New approaches, not yet ready for a rooftop near you, explore simple designs that are different from what’s out there
Most photovoltaic solar cells have an inherent efficiency cap, limiting how much useful energy they can extract from the sun. But scientists are finding ways around this obstacle with new research that could make solar energy more efficient and more cost-effective.
At the National Renewable Energy Laboratory (NREL) in Golden, Colo., researchers are investigating how to get a unit of light to push more than one electron at a time. Meanwhile, a team at the Massachusetts Institute of Technology is working on getting the right type of light to hit solar cells to make sure its energy doesn’t go to waste.
“One of the major limitations of solar energy conversion is that these high-energy photons are not efficiently converted. You lose a lot of energy to heat,” said Matthew Beard, a senior scientist at NREL. He co-authored a paper last week in Science that demonstrated a device that, at the quantum level, peaked at 114 percent efficiency using a process called multiple exciton generation (MEG).
“It operates in some ways the same way a traditional solar cell would,” said Beard. “Instead of bulk crystals, it uses quantum dots.” Most solar cells are made of a sandwich of two crystal layers: one that’s slightly negatively charged and one that’s slightly positive. The negative crystal has extra electrons, and when a photon with enough energy strikes the material, it dislodges an electron on the positive side, increasing its energy and leaving behind a “hole.” The electron-hole pairing is called an exciton.
MEG is one of the technologies at the vanguard of “third-generation” solar technology.
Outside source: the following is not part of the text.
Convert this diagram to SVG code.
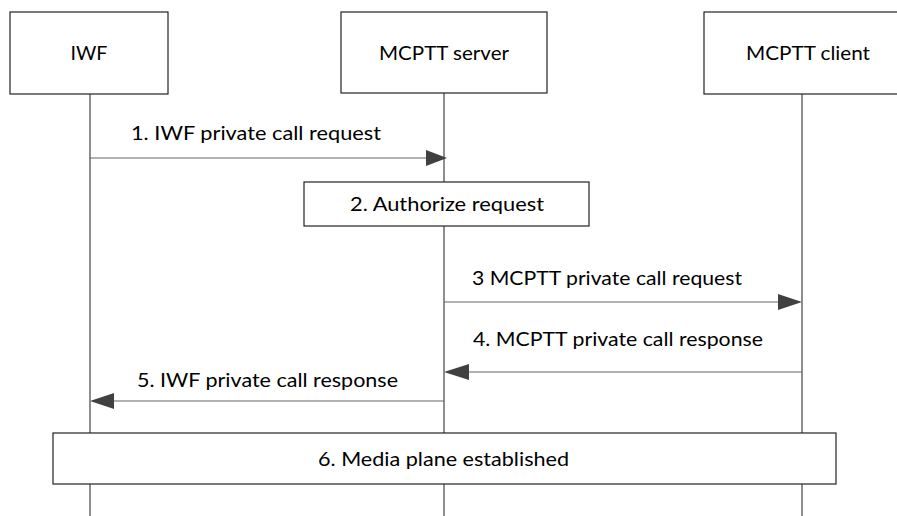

Using these advances, solar panels can be thinner, lighter, cheaper, more flexible and fundamentally more efficient than current devices on the market. As a result, solar energy will be more cost-effective and will form a greater share of the world’s energy portfolio.
But first these panels must bypass the Shockley-Quiessler limit, the bane of current-generation photovoltaic systems.
Saving wasted solar energy
The “SQ” limit describes the maximum efficiency of a solar cell using a conventional single-layer design with a single semiconductor junction. For most common solar cell materials, the efficiency limit is about 32 percent in ideal conditions. This means that at least two-thirds of the energy from sunlight that hits a solar panel is wasted, more if you account for losses from reflections, wiring and mounting hardware. The efficiency increases if you add layers to the cell, but this substantially raises the device’s price and complexity. Currently, multi-junction solar cells are limited largely to satellites, where the need for efficiency, low weight and small space trumps cost concerns.
Now scientists are tweaking solar cell materials at nanometer scales to squeeze out better performance without increasing their prices or complexity, finding loopholes through the SQ limit.